Sen. Kevin Cramer, a North Dakota Republican, gave the blunt constitutional version: “Our founders created a really strong executive, like it or not like it.”
Yet that argument points toward authorization, not avoidance. If Republicans believe Trump’s Iran campaign is necessary, they can vote to authorize it. If they believe the mission has ended, they can define the limits of any post-ceasefire naval operation.
Instead, Senate Majority Leader John Thune said he did not plan a vote on force authorization: “I’m listening carefully to what the members of our conference are saying, and at this point I don’t see that.”
That is not constitutional conservatism. It is political escrow: let the president own the triumph if it works and let legal ambiguity absorb the risk if it does not.
Democrats Make Constitutional Case Easy to Dismiss
Democrats are demanding that Congress be asked to authorize the Iran war, a reasonable constitutional argument.
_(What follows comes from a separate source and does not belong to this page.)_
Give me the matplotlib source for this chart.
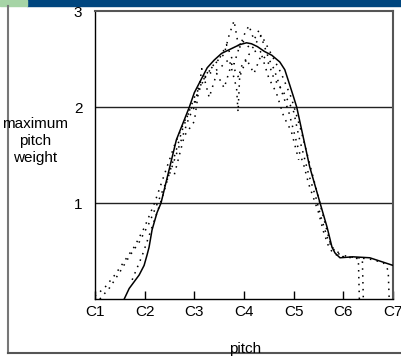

But they are putting the case in rhetorical terms that make it more politically difficult for any sympathetic Republicans to join them.
Senator Adam Schiff, a California Democrat, said in a March statement: “There will be soon no constraint left on this president or any other to make war whenever they choose.”
But the Senate vote pattern shows the anti-war push has functioned mostly as a Democratic messaging vehicle rather than a durable institutional coalition. The April 30 roll call had only two Republicans, Susan Collins and Rand Paul, voting yea, while Democrat John Fetterman voted nay and three senators did not vote.
Schiff’s office framed one March measure as an effort to end Trump’s “illegal war,” according to its own release, which may be legally arguable but politically narrows the invitation to Republicans who distrust Democratic anti-Trump framing.
The irony is that Democrats’ strongest point is not that Trump is uniquely dangerous, as they are constantly and overwroughtly pointing out, or even the particulars of their opposition to the Iran war and how it is handled. Both of those are unlikely to win over many of their Republican colleagues.
The stronger and bipartisan argument is that Congress has built a habit of surrendering war powers across presidencies, and the War Powers Project found that executive power has steadily accumulated while courts have often avoided settling the disputes.
Holding a vote should not come down to support for Trump or the war. It is about the role of Congress as an institution. The question of war powers is more profound than petty squabbles and point-scoring. It is literally life-or-death.
A Congress serious about its role would make that argument less partisan, not more. There is simply too much at stake for partisan gameplaying.
Ceasefire Loophole Will Outlive Trump
The administration’s practical claim is that no exchange of fire has occurred since the April 7 ceasefire, though the U.S. Navy is still maintaining a blockade to prevent Iranian oil tankers from getting out to sea.
Future presidents will study not only the legal memo but the congressional silence that followed it.
Senator Lisa Murkowski, an Alaska Republican, said: “I do not believe we should engage in open-ended military action without clear accountability.” She added: “Congress has a role.”
Meanwhile, Senator Susan Collins, a Maine Republican, said the commander-in-chief’s authority “is not without limits” and that the 60-day deadline is “not a suggestion, it is a requirement.”
Those statements are correct, but they are also lonely. When Congress leaves enforcement to a few dissenters, the institution is not checking the president. It is preserving individual alibis.
The next phase may turn on whether the ceasefire holds, whether the administration seeks a limited authorization, or whether lawmakers keep accepting briefings as substitutes for votes.
But the precedent already taking shape is clear from the April 30 vote: a president can launch a war, declare it functionally paused, and watch Congress fail to muster the will either to bless it or stop it.
Voters looking for restraint should stop asking whether the War Powers Resolution contains the right verbs. The harder question is whether Congress contains enough members willing to use them.